Comprehensive Survey of QML: From Data Analysis to Algorithmic Advancements

Abstract

Quantum Machine Learning represents a paradigm shift at the intersection of Quantum Computing and Machine Learning, leveraging quantum phenomena such as superposition, entanglement, and quantum parallelism to address the limitations of classical approaches in processing high-dimensional and large-scale datasets. This survey provides a comprehensive analysis of Quantum Machine Learning, detailing foundational concepts, algorithmic advancements, and their applications across domains such as healthcare, finance, and quantum chemistry.

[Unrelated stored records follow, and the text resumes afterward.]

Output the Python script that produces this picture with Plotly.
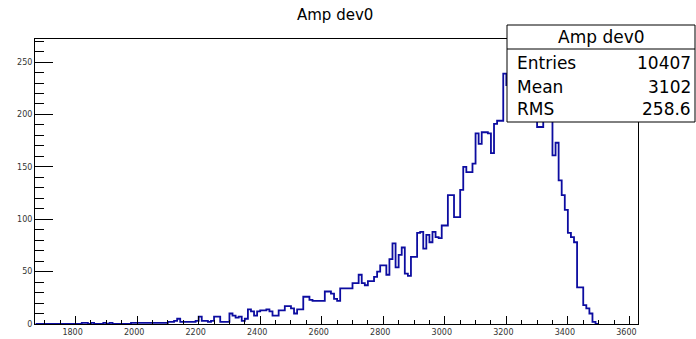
import plotly.graph_objects as go

# ---------------- data ----------------
bin_start = 1670
bin_width = 10
counts = [
    # 1670 - 1810
    0, 0, 0, 0, 0, 0, 0, 0, 0, 0, 0, 0, 0, 0, 0,
    # 1820 - 1970
    1, 1, 0, 1, 0, 0, 0, 1, 0, 1, 0, 0, 0, 0, 0, 0,
    # 1980 - 2090
    1, 1, 1, 1, 1, 1, 1, 1, 1, 1, 1, 1,
    # 2100 - 2190
    2, 2, 3, 5, 2, 2, 2, 2, 2, 3,
    # 2200 - 2290
    7, 3, 3, 2, 3, 7, 7, 2, 2, 2,
    # 2300 - 2390
    10, 8, 6, 7, 3, 5, 14, 12, 8, 12,
    # 2400 - 2490
    13, 13, 14, 12, 8, 8, 13, 13, 17, 17,
    # 2500 - 2590
    15, 10, 14, 14, 26, 26, 23, 22, 22, 22,
    # 2600 - 2690
    22, 31, 31, 29, 24, 22, 34, 34, 34, 34,
    # 2700 - 2790
    39, 39, 47, 39, 37, 41, 41, 45, 50, 56,
    # 2800 - 2890
    56, 47, 62, 77, 54, 66, 73, 48, 46, 64,
    # 2900 - 2990
    64, 87, 88, 72, 85, 78, 88, 83, 82, 94,
    # 3000 - 3090
    94, 123, 123, 102, 102, 128, 150, 145, 145, 153,
    # 3100 - 3190
    182, 172, 183, 183, 182, 163, 191, 194, 194, 239,
    # 3200 - 3290
    228, 247, 236, 259, 241, 250, 232, 244, 226, 212,
    # 3300 - 3390
    188, 188, 214, 206, 198, 161, 173, 137, 123, 109,
    # 3400 - 3490
    87, 83, 78, 35, 35, 18, 15, 10, 2, 0,
]

x_tick_values = [1800, 2000, 2200, 2400, 2600, 2800, 3000, 3200, 3400, 3600]
y_tick_values = [0, 50, 100, 150, 200, 250]

hist_title = "Amp dev0"
stat_labels = ["Entries", "Mean", "RMS"]
stat_values = ["10407", "3102", "258.6"]

# ---------------- layout geometry ----------------
W, H = 696, 339
FRAME_L, FRAME_R, FRAME_T, FRAME_B = 35, 638, 39, 324   # frame in window pixels
ML, MT = FRAME_L, FRAME_T
MR, MB = W - FRAME_R, H - FRAME_B
PW, PH = FRAME_R - FRAME_L, FRAME_B - FRAME_T


def px_x(px):
    return (px - FRAME_L) / PW


def px_y(py):
    return (FRAME_B - py) / PH


edges = [bin_start + i * bin_width for i in range(len(counts) + 1)]
ys = counts + [counts[-1]]

fig = go.Figure()
fig.add_trace(go.Scatter(
    x=edges, y=ys, mode="lines", line_shape="hv",
    line=dict(color="#0c0ca0", width=1.8),
    hoverinfo="skip", showlegend=False,
))

FONT = "DejaVu Sans"

fig.update_layout(
    width=W, height=H, autosize=False,
    margin=dict(l=ML, r=MR, t=MT, b=MB, pad=0, autoexpand=False),
    paper_bgcolor="white", plot_bgcolor="white",
    showlegend=False,
    font=dict(family=FONT, color="black"),
)

fig.update_xaxes(
    range=[1668, 3628], tickvals=x_tick_values,
    ticks="inside", ticklen=8, tickwidth=1, tickcolor="black",
    showline=True, linecolor="black", linewidth=1, mirror=True,
    showgrid=False, zeroline=False, automargin=False,
    tickfont=dict(family=FONT, size=8, color="#333"),
    ticklabelshift=-3,
    minor=dict(dtick=50, tick0=0, ticks="inside", ticklen=4, tickcolor="black", tickwidth=1, showgrid=False),
)
fig.update_yaxes(
    range=[0, 272], tickvals=y_tick_values,
    ticks="inside", ticklen=18, tickwidth=1, tickcolor="black",
    showline=True, linecolor="black", linewidth=1, mirror=True,
    showgrid=False, zeroline=False, automargin=False,
    tickfont=dict(family=FONT, size=8, color="#333"),
    minor=dict(dtick=10, tick0=0, ticks="inside", ticklen=9, tickcolor="black", tickwidth=1, showgrid=False),
)

# main title
fig.add_annotation(
    text=hist_title, xref="paper", yref="paper",
    x=px_x(335), y=px_y(15.5), xanchor="center", yanchor="middle",
    showarrow=False, borderpad=0, font=dict(family=FONT, size=15, color="black"),
)

# stats box
bx0, bx1, by0, by1, bsep = 507, 695, 122, 25, 49
fig.add_shape(type="rect", xref="paper", yref="paper",
              x0=px_x(bx0), x1=px_x(bx1), y0=px_y(by0), y1=px_y(by1),
              line=dict(color="black", width=1), fillcolor="white", layer="above")
fig.add_shape(type="line", xref="paper", yref="paper",
              x0=px_x(bx0), x1=px_x(bx1), y0=px_y(bsep), y1=px_y(bsep),
              line=dict(color="black", width=1), layer="above")
fig.add_annotation(
    text=hist_title, xref="paper", yref="paper",
    x=px_x(601), y=px_y(37), xanchor="center", yanchor="middle",
    showarrow=False, font=dict(family=FONT, size=17, color="black"),
)
row_y = [63, 86.5, 108.5]
for lab, val, ry in zip(stat_labels, stat_values, row_y):
    fig.add_annotation(text=lab, xref="paper", yref="paper",
                       x=px_x(515), y=px_y(ry), xanchor="left", yanchor="middle",
                       showarrow=False, font=dict(family=FONT, size=17, color="black"))
    fig.add_annotation(text=val, xref="paper", yref="paper",
                       x=px_x(693), y=px_y(ry), xanchor="right", yanchor="middle",
                       showarrow=False, font=dict(family=FONT, size=17, color="black"))

fig.write_html(
    "out.html",
    config={"displayModeBar": False, "staticPlot": True},
    post_script="document.body.style.margin='0';document.body.style.overflow='hidden';",
)
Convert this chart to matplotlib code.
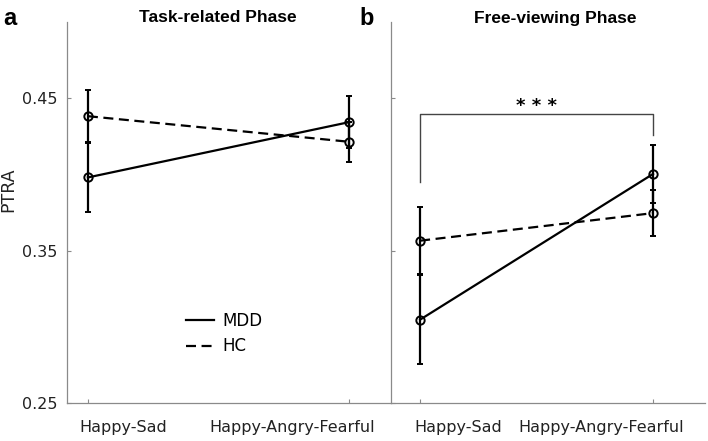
import matplotlib.pyplot as plt
from matplotlib.lines import Line2D

conditions = ['Happy-Sad', 'Happy-Angry-Fearful']
x_pos = [1, 2]

# PTRA means and error bars
task_mdd = [0.398, 0.4343]
task_mdd_err = [0.0225, 0.0173]
task_hc = [0.4382, 0.4214]
task_hc_err = [0.017, 0.0132]

free_mdd = [0.3047, 0.4003]
free_mdd_err = [0.029, 0.0193]
free_hc = [0.3565, 0.3746]
free_hc_err = [0.0218, 0.015]

# the category labels are not centred on the tick marks in the original
task_label_x = [1.134, 1.782]
free_label_x = [1.163, 1.777]

# significance bracket in panel b
sig_y = 0.4397
sig_left_bottom = 0.395
sig_right_bottom = 0.4256
star_y = 0.4448

DASH = (4.5, 2.5)
SPINE = '#8a8a8a'
TXT = '#222222'


def draw_panel(ax, mdd, mdd_err, hc, hc_err, xlim, label_x):
    kw = dict(color='black', lw=1.6, elinewidth=1.6, capsize=2.3, capthick=1.6,
              marker='o', ms=6, mfc='none', mec='black', mew=1.4)
    ax.errorbar(x_pos, mdd, yerr=mdd_err, ls='-', **kw)
    hc_line = ax.errorbar(x_pos, hc, yerr=hc_err, ls='--', **kw)
    hc_line[0].set_dashes(DASH)

    ax.set_xlim(*xlim)
    ax.set_ylim(0.25, 0.5)
    ax.set_xticks(x_pos)
    ax.set_xticklabels([])
    ax.set_yticks([0.25, 0.35, 0.45])
    for side in ['top', 'right']:
        ax.spines[side].set_visible(False)
    for side in ['left', 'bottom']:
        ax.spines[side].set_color(SPINE)
        ax.spines[side].set_linewidth(0.9)
    ax.tick_params(direction='in', length=3, width=0.8, color=SPINE,
                   labelsize=11.5, labelcolor=TXT)
    ax.tick_params(axis='y', pad=7)

    for lx, name in zip(label_x, conditions):
        ax.text(lx, -0.063, name, transform=ax.get_xaxis_transform(),
                ha='center', va='center', fontsize=11.5, color=TXT)


fig = plt.figure(figsize=(7.08, 4.41), dpi=100)
ax1 = fig.add_axes([67 / 708, 38 / 441, 324 / 708, 381 / 441])
ax2 = fig.add_axes([391 / 708, 38 / 441, 314 / 708, 381 / 441])

draw_panel(ax1, task_mdd, task_mdd_err, task_hc, task_hc_err, (0.92, 2.16), task_label_x)
draw_panel(ax2, free_mdd, free_mdd_err, free_hc, free_hc_err, (0.875, 2.223), free_label_x)
ax2.set_yticklabels([])

ax1.set_ylabel('PTRA', fontsize=12.5, color=TXT)
ax1.yaxis.set_label_coords(-0.154, 0.56)

# panel titles sit slightly off-centre in the original
title_kw = dict(fontsize=12.5, fontweight='bold', family='Liberation Sans',
                ha='center', va='center')
fig.text(217.5 / 708, 1 - 18 / 441, 'Task-related Phase', **title_kw)
fig.text(555 / 708, 1 - 18 / 441, 'Free-viewing Phase', **title_kw)

fig.text(0.004, 0.985, 'a', fontsize=17, fontweight='bold', family='Liberation Sans',
         va='top', ha='left')
fig.text(0.508, 0.985, 'b', fontsize=17, fontweight='bold', family='Liberation Sans',
         va='top', ha='left')

# bracket with stars
ax2.plot([1, 1, 2, 2], [sig_left_bottom, sig_y, sig_y, sig_right_bottom],
         color='#444444', lw=1.0)
ax2.text(1.5, star_y, '* * *', ha='center', va='center', fontsize=13,
         fontweight='bold')

handles = [Line2D([], [], color='black', lw=1.6, ls='-'),
           Line2D([], [], color='black', lw=1.6, ls=(0, DASH))]
ax1.legend(handles, ['MDD', 'HC'], loc='center left', bbox_to_anchor=(0.341, 0.182),
           frameon=False, fontsize=12, handlelength=1.7, handletextpad=0.5,
           labelspacing=0.45, borderpad=0)

fig.savefig('out.png', dpi=100)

Key techniques, including Quantum Support Vector Machine, Quantum Neural Network, Quantum Decision Trees, and hybrid quantum-classical models, are explored with a focus on their theoretical foundations, computational benefits, and comparative performance against classical counterparts. While the potential for exponential speedups and enhanced efficiency is evident, the field faces significant challenges, including hardware constraints, noise, and limited qubit coherence in the current era of Noisy Intermediate-Scale Quantum devices. Emerging solutions, such as error mitigation techniques, hybrid frameworks, and advancements in quantum hardware, are discussed as critical enablers for scalable and fault-tolerant Quantum Machine Learning systems. By synthesizing state-of-the-art developments and identifying research gaps, this survey aims to provide a foundational resource for advancing Quantum Machine Learning toward practical, real-world applications in tackling computationally intensive problems.